Why Under Armour’s Slowing Footwear Growth Should Concern Investors

April 27, 2017, 1:47 PM UTC

Strong apparel sales helped Under Armour post better-than-expected sales for the first quarter of 2017, though a lackluster response to NBA star Stephen Curry‘s most recent footwear collection hurt that business.

Under Armour’s (UAA) stock—which has faced a lot of pressure of late especially after a poor showing during the holiday shopping season—held onto a slim gain in premarket trading on Thursday on steady sales and reiterated 2017 financial targets. The big concern investors have focused on: can Under Armour, a fast-growing athletic gear purveyor, create a premium brand with high price points like its larger rivals Nike (NKE) and Adidas (ADDYY)? Wall Street investors aren’t yet convinced, but Under Armour executives think they are well on their way.

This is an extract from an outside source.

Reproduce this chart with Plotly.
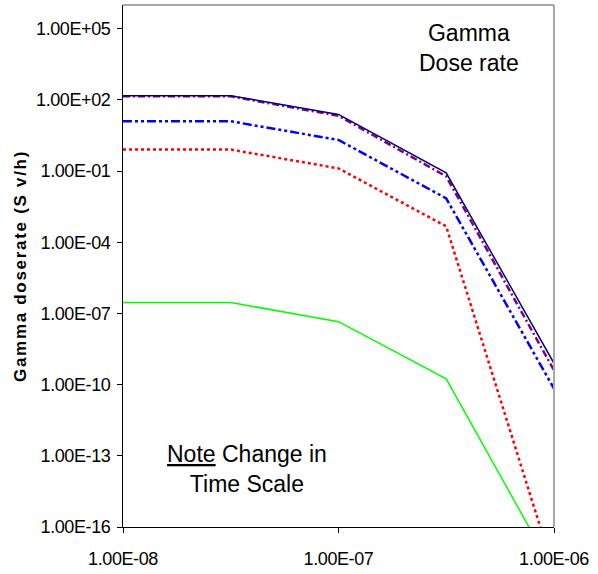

“We feel very good about the evolution of our brand’s strength and the ability to gain share in key markets and categories,” said CEO Kevin Plank in a conference call presentation to Wall Street analysts.

While apparel sales jumped 7.3%, footwear only grew by 2% to $270 million. Last year, the division posted a 64% surge in revenue growth. That sales slowdown worried Wall Street, as Under Armour first entered the sportswear market as an apparel company and built a sizable business selling shirts and hoodies that became staples for American teens and college students. In more recent years, Under Armour also focused on building a massive footwear business would help it achieve lofty sales goals—including the aspirational target of getting to $7.5 billion by 2018.

“We don’t like it and we don’t accept it,” said Plank, referencing the footwear business. He told analysts that footwear sales growth for 2017 would outperform the overall company’s business. But Plank said that while footwear sales were still firm in international markets, the business hasn’t been as strong in the home.

Under Armour’s issues in footwear allude to the company’s greatest challenge of elevating the brand. Nike and Adidas have massive lifestyle brands that are built on on-trend styles, often worn by celebrities and seen regularly on the pages of fashion magazines. Baltimore-based Under Armour doesn’t yet have a ton of experience in the space, as it has only truly been in the “lifestyle” business for about two years. With a majority of footwear shoes in the U.S. sold for style—not athletic purposes—it is important for brands like Under Armour to get that style component right.

The issues with the Curry 3, which saw softer than expected sales, points to the work Under Armour needs to do. Under Armour wants to make Curry a lifestyle brand like Nike did with Michael Jordan, but that’s easier said than done. Plank touted the strength of the brand, including a partnership with fashion designer Tim Coppens to make Under Armour play more in the premium space. But he also admitted to Wall Street the company hasn’t reached the finish line.

“We are a performance brand,” Plank said, adding that footwear sales have actually been solid for shoes that are sold for sport, including cleat and running shoes. But he added later in the presentation: “Ours won’t be product that just looks better. It all does something.”

Overall, first-quarter revenue increased a better-than-expected 7% to $1.1 billion due to growth abroad. Sales actually dipped 1% in North America as new distribution was more than offset by the absence of shelf space from sports retailers that fell into bankruptcy last year. Under Armour was particularly stung by the closure of Sports Authority and has responded by turning to Kohl’s (KSS) for more shelf space. Like peers Nike and Adidas, it also wants to generate more business from Under Armour’s own stores and website. The direct-to-consumer revenue jumped 13% in the latest period.